With Culmination's technology, Merck can define a group of patients that have a certain condition or diagnosis, and even define additional features; for example, if they have certain laboratory abnormalities or they've had certain kinds of tests done or certain treatments previously. What they need is to understand the path and the journey for that specific group of patients, and so Culmination can go and identify that group of patients, and can see their clinical journey, how they were diagnosed, and the kinds of tests that were performed to diagnose them.
In addition, the company can also see the kinds of therapies that patients are prescribed, or the kinds of interventions that are taken for those patients, and can understand what their entire journey looks like. Then, with the biospecimens, Culmination can add omics data, which will often identify variables that can explain why their journey went the way that it did.

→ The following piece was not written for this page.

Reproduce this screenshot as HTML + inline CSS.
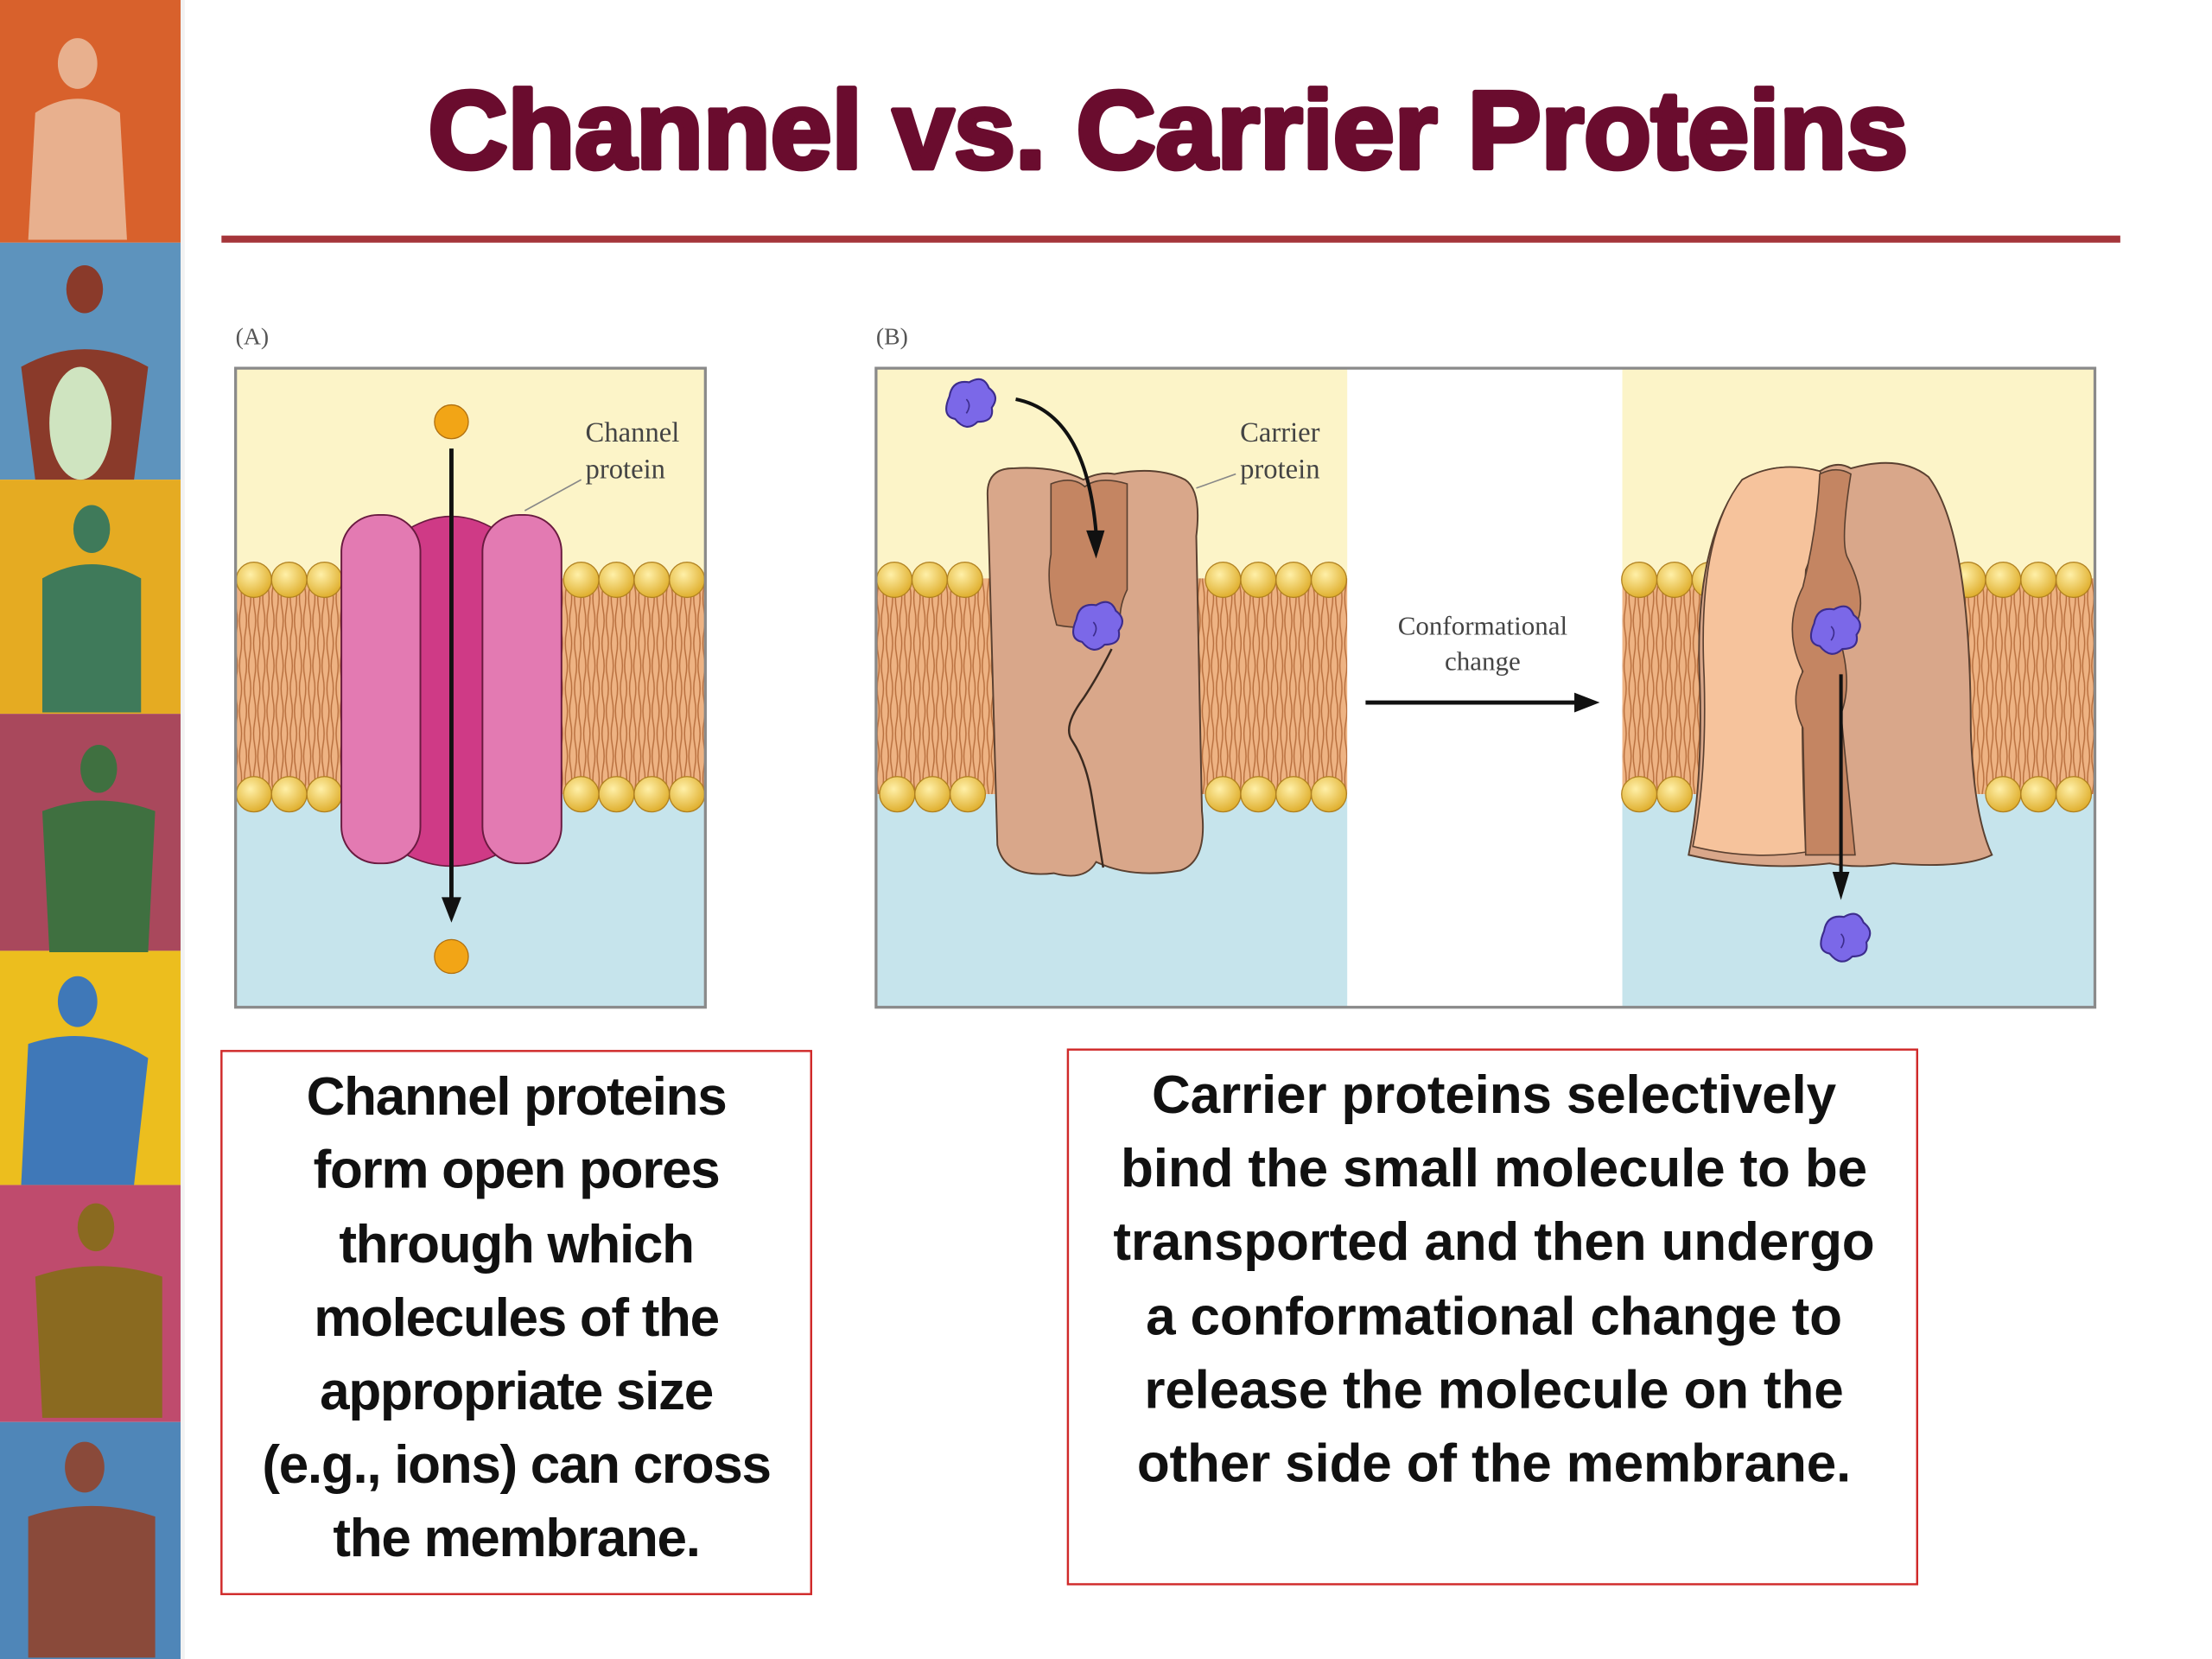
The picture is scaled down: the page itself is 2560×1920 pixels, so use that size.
<!DOCTYPE html>
<html><head><meta charset="utf-8"><style>
html,body{margin:0;padding:0;background:#fff;}
svg{display:block;}
</style></head><body>
<svg width="2560" height="1920" viewBox="0 0 1568 1176" preserveAspectRatio="none" xmlns="http://www.w3.org/2000/svg">
<defs>
<pattern id="tails" x="0" y="0" width="6.5" height="64" patternUnits="userSpaceOnUse">
<rect width="6.5" height="64" fill="#eeb383"/>
<path d="M1.5 0 q1.5 8 0 16 q-1.5 8 0 16 q1.5 8 0 16 q-1.5 8 0 16 M5 0 q-1.5 8 0 16 q1.5 8 0 16 q-1.5 8 0 16 q1.5 8 0 16" stroke="#b86f3e" stroke-width="0.9" fill="none"/>
</pattern>
<radialGradient id="head" cx="40%" cy="35%" r="65%"><stop offset="0" stop-color="#fff0a8"/><stop offset="1" stop-color="#e0b030"/></radialGradient>
<g id="mol"><path d="M-14 -8 q2 -12 14 -10 q10 -6 14 4 q8 6 2 14 q2 10 -10 10 q-8 8 -16 -2 q-10 -2 -4 -16z" fill="#7b68e8" stroke="#3c2c8c" stroke-width="1.3"/><path d="M-2 -6 q4 4 0 10" stroke="#3c2c8c" stroke-width="1" fill="none"/></g>
</defs>

<!-- left strip -->
<rect x="0" y="0" width="130" height="172" fill="#d8612c"/>
<rect x="0" y="172" width="130" height="168" fill="#5d93bd"/>
<rect x="0" y="340" width="130" height="166" fill="#e5ab22"/>
<rect x="0" y="506" width="130" height="168" fill="#a9485c"/>
<rect x="0" y="674" width="130" height="166" fill="#ecbe1e"/>
<rect x="0" y="840" width="130" height="168" fill="#bf4b6d"/>
<rect x="0" y="1008" width="130" height="168" fill="#4f86b8"/>
<g fill="#e8b08e"><ellipse cx="55" cy="45" rx="14" ry="18"/><path d="M25 80 q30 -20 60 0 l5 90 h-70z"/></g>
<g fill="#8a3a2a"><ellipse cx="60" cy="205" rx="13" ry="17"/><path d="M15 260 q45 -25 90 0 l-10 80 h-70z"/></g>
<ellipse cx="57" cy="300" rx="22" ry="40" fill="#cfe4c0"/>
<g fill="#3f7a5a"><ellipse cx="65" cy="375" rx="13" ry="17"/><path d="M30 410 q35 -20 70 0 l0 95 h-70z"/></g>
<g fill="#3f7040"><ellipse cx="70" cy="545" rx="13" ry="17"/><path d="M30 575 q40 -15 80 0 l-5 100 h-70z"/></g>
<g fill="#3f78b8"><ellipse cx="55" cy="710" rx="14" ry="18"/><path d="M20 740 q45 -15 85 10 l-10 90 h-80z"/></g>
<g fill="#8a6a20"><ellipse cx="68" cy="870" rx="13" ry="17"/><path d="M25 905 q45 -15 90 0 l0 100 h-85z"/></g>
<g fill="#8a4a3a"><ellipse cx="60" cy="1040" rx="14" ry="18"/><path d="M20 1075 q45 -15 90 0 l0 100 h-90z"/></g>
<rect x="128" y="0" width="3" height="1176" fill="#f2f2f2"/>

<!-- title -->
<text x="828" y="119" text-anchor="middle" font-family="Liberation Sans, sans-serif" font-weight="bold" font-size="78" fill="#6a0c2e" letter-spacing="0" stroke="#6a0c2e" stroke-width="3.5" stroke-linejoin="round">Channel vs. Carrier Proteins</text>
<rect x="157" y="167" width="1346" height="5" fill="#a5353a"/>

<!-- labels -->
<text x="167" y="244" font-family="Liberation Serif, serif" font-size="17" fill="#555">(A)</text>
<text x="621" y="244" font-family="Liberation Serif, serif" font-size="17" fill="#555">(B)</text>

<!-- Panel A -->
<rect x="167" y="261" width="333" height="150" fill="#fcf4c8"/>
<rect x="167" y="410" width="333" height="153" fill="url(#tails)"/>
<rect x="167" y="563" width="333" height="151" fill="#c6e4ec"/>
<g fill="url(#head)" stroke="#b08020" stroke-width="0.8">
<circle cx="180" cy="411" r="12.5"/><circle cx="205" cy="411" r="12.5"/><circle cx="230" cy="411" r="12.5"/>
<circle cx="412" cy="411" r="12.5"/><circle cx="437" cy="411" r="12.5"/><circle cx="462" cy="411" r="12.5"/><circle cx="487" cy="411" r="12.5"/>
<circle cx="180" cy="563" r="12.5"/><circle cx="205" cy="563" r="12.5"/><circle cx="230" cy="563" r="12.5"/>
<circle cx="412" cy="563" r="12.5"/><circle cx="437" cy="563" r="12.5"/><circle cx="462" cy="563" r="12.5"/><circle cx="487" cy="563" r="12.5"/>
</g>
<path d="M282 380 q38 -28 76 0 l4 220 q-42 28 -84 0z" fill="#cf3a86" stroke="#6a1a40" stroke-width="1"/>
<rect x="242" y="365" width="56" height="247" rx="26" fill="#e37ab2" stroke="#6a1a40" stroke-width="1.2"/>
<rect x="342" y="365" width="56" height="247" rx="26" fill="#e37ab2" stroke="#6a1a40" stroke-width="1.2"/>
<circle cx="320" cy="299" r="12" fill="#f2a516" stroke="#b07010" stroke-width="0.8"/>
<circle cx="320" cy="678" r="12" fill="#f2a516" stroke="#b07010" stroke-width="0.8"/>
<line x1="320" y1="318" x2="320" y2="640" stroke="#111" stroke-width="3"/>
<path d="M313 636 l7 18 l7 -18z" fill="#111"/>
<line x1="372" y1="362" x2="412" y2="340" stroke="#888" stroke-width="1"/>
<text x="415" y="313" font-family="Liberation Serif, serif" font-size="20" fill="#444">Channel</text>
<text x="415" y="339" font-family="Liberation Serif, serif" font-size="20" fill="#444">protein</text>
<rect x="167" y="261" width="333" height="453" fill="none" stroke="#8a8a8a" stroke-width="2"/>

<!-- Panel B -->
<rect x="621" y="261" width="334" height="150" fill="#fcf4c8"/>
<rect x="621" y="410" width="334" height="153" fill="url(#tails)"/>
<rect x="621" y="563" width="334" height="151" fill="#c6e4ec"/>
<rect x="1150" y="261" width="335" height="150" fill="#fcf4c8"/>
<rect x="1150" y="410" width="335" height="153" fill="url(#tails)"/>
<rect x="1150" y="563" width="335" height="151" fill="#c6e4ec"/>
<g fill="url(#head)" stroke="#b08020" stroke-width="0.8">
<circle cx="634" cy="411" r="12.5"/><circle cx="659" cy="411" r="12.5"/><circle cx="684" cy="411" r="12.5"/>
<circle cx="867" cy="411" r="12.5"/><circle cx="892" cy="411" r="12.5"/><circle cx="917" cy="411" r="12.5"/><circle cx="942" cy="411" r="12.5"/>
<circle cx="636" cy="563" r="12.5"/><circle cx="661" cy="563" r="12.5"/><circle cx="686" cy="563" r="12.5"/>
<circle cx="867" cy="563" r="12.5"/><circle cx="892" cy="563" r="12.5"/><circle cx="917" cy="563" r="12.5"/><circle cx="942" cy="563" r="12.5"/>
<circle cx="1162" cy="411" r="12.5"/><circle cx="1187" cy="411" r="12.5"/><circle cx="1212" cy="411" r="12.5"/>
<circle cx="1395" cy="411" r="12.5"/><circle cx="1420" cy="411" r="12.5"/><circle cx="1445" cy="411" r="12.5"/><circle cx="1470" cy="411" r="12.5"/>
<circle cx="1162" cy="563" r="12.5"/><circle cx="1187" cy="563" r="12.5"/>
<circle cx="1420" cy="563" r="12.5"/><circle cx="1445" cy="563" r="12.5"/><circle cx="1470" cy="563" r="12.5"/>
</g>
<!-- left carrier -->
<path d="M700 350 q0 -18 18 -18 q30 -2 50 8 q12 -6 22 -4 q30 -6 50 4 q12 8 8 40 l4 195 q4 35 -15 42 q-35 6 -60 -6 q-8 14 -30 8 q-35 4 -40 -20z" fill="#d9a78a" stroke="#5a4030" stroke-width="1.2"/>
<path d="M745 343 q15 -6 24 2 q10 -8 30 -2 l0 75 q-5 10 -5 20 q-20 10 -45 5 q-8 -30 -4 -50z" fill="#c48562" stroke="#5a4030" stroke-width="1"/>
<path d="M788 460 q-10 20 -20 35 q-15 20 -8 30 q10 15 14 40 l8 50" fill="none" stroke="#3a2a20" stroke-width="1.5"/>
<use href="#mol" x="777" y="447"/>
<use href="#mol" x="687" y="289"/>
<path d="M720 283 q50 10 57 95" fill="none" stroke="#111" stroke-width="2.5"/>
<path d="M770 376 l7 20 l6 -20z" fill="#111"/>
<line x1="848" y1="346" x2="876" y2="336" stroke="#888" stroke-width="1"/>
<text x="879" y="313" font-family="Liberation Serif, serif" font-size="20" fill="#444">Carrier</text>
<text x="879" y="339" font-family="Liberation Serif, serif" font-size="20" fill="#444">protein</text>
<!-- right carrier -->
<path d="M1235 340 q25 -14 55 -6 q12 -8 22 -2 q35 -10 55 6 q30 40 30 180 q2 60 15 88 q-20 10 -70 6 q-25 4 -45 0 q-50 6 -100 -6 q10 -50 8 -120 q-5 -100 30 -146z" fill="#d9a78a" stroke="#5a4030" stroke-width="1.2"/>
<path d="M1235 340 q25 -14 55 -6 q10 20 -10 70 q-5 90 0 200 q-40 6 -80 -4 q10 -50 8 -120 q-5 -100 27 -140z" fill="#f6c39c" stroke="#5a4030" stroke-width="1"/>
<path d="M1290 336 q12 -6 22 0 q-8 50 -2 60 q20 40 -5 60 q8 30 0 50 l10 100 h-35 l-2 -90 q-10 -20 0 -40 q-15 -30 0 -60 q10 -40 12 -80z" fill="#c48562" stroke="#5a4030" stroke-width="1"/>
<use href="#mol" x="1300" y="450"/>
<use href="#mol" x="1307" y="668"/>
<line x1="1305" y1="478" x2="1305" y2="622" stroke="#111" stroke-width="2.5"/>
<path d="M1299 618 l6 20 l6 -20z" fill="#111"/>
<!-- middle -->
<text x="1051" y="450" text-anchor="middle" font-family="Liberation Serif, serif" font-size="19" fill="#444">Conformational</text>
<text x="1051" y="475" text-anchor="middle" font-family="Liberation Serif, serif" font-size="19" fill="#444">change</text>
<line x1="968" y1="498" x2="1120" y2="498" stroke="#111" stroke-width="3"/>
<path d="M1116 491 l18 7 l-18 7z" fill="#111"/>
<rect x="621" y="261" width="864" height="453" fill="none" stroke="#8a8a8a" stroke-width="2"/>

<!-- text boxes -->
<rect x="157" y="745" width="418" height="385" fill="#fff" stroke="#d02a2a" stroke-width="1.5"/>
<rect x="757" y="744" width="602" height="379" fill="#fff" stroke="#d02a2a" stroke-width="1.5"/>
<g font-family="Liberation Sans, sans-serif" font-weight="bold" font-size="38" fill="#111" text-anchor="middle" letter-spacing="-0.8">
<text x="366" y="790">Channel proteins</text>
<text x="366" y="842">form open pores</text>
<text x="366" y="895">through which</text>
<text x="366" y="947">molecules of the</text>
<text x="366" y="999">appropriate size</text>
<text x="366" y="1051">(e.g., ions) can cross</text>
<text x="366" y="1103">the membrane.</text>
</g>
<g font-family="Liberation Sans, sans-serif" font-weight="bold" font-size="38" fill="#111" text-anchor="middle" letter-spacing="-0.1">
<text x="1059" y="789">Carrier proteins selectively</text>
<text x="1059" y="841">bind the small molecule to be</text>
<text x="1059" y="893">transported and then undergo</text>
<text x="1059" y="946">a conformational change to</text>
<text x="1059" y="998">release the molecule on the</text>
<text x="1059" y="1050">other side of the membrane.</text>
</g>
</svg>
</body></html>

"What Merck is finding interesting about Culmination Bio is the vastness of the data. Historically, in this space, companies might have access to a limited disease state. There might be a company that has data in oncology or data in inflammatory bowel disease, or maybe one specific disease state. Where Culmination is really distinct and we believe Merck has signed this agreement for this reason is that we span the spectrum of human disease," said Nadauld.
The initial focus of the collaboration will be in the area of autoimmune disease, a space that's growing because scientists are understanding the biology better, leading to more sophisticated therapeutics, as well as a better understanding that it's a more widely spread problem than physicians have previously known. As such, pharma and biotech companies are now looking to address the problem.
"What has been absent in the autoimmune space is the data and omics data that Culmination thankfully has. That's why this partnership works well. The other good news is that we're working with Merck across their spectrum, so we'll be working with them in autoimmunity and you can imagine that they're going to need this data in other parts of their efforts as well," said Nadauld.
Ultimately, Culmination Bio's mission statement is to discover better health and the company was founded with the goal of accelerating discoveries that can then come back to help patients. That means helping to discover the next generation of diagnostic tests and therapies and medicines, that can really improve outcomes for patients and help people be as healthy as possible.
"We anticipate more of what you're seeing in this agreement with Merck: partnering with sophisticated, smart, capable technology driven biotech and pharma companies who need access to data in order to find those medicines and find those interventions that can help patients. If we can be the catalyst for those kinds of discoveries, then we'll be fulfilling our mission to discover better health," Nadauld said.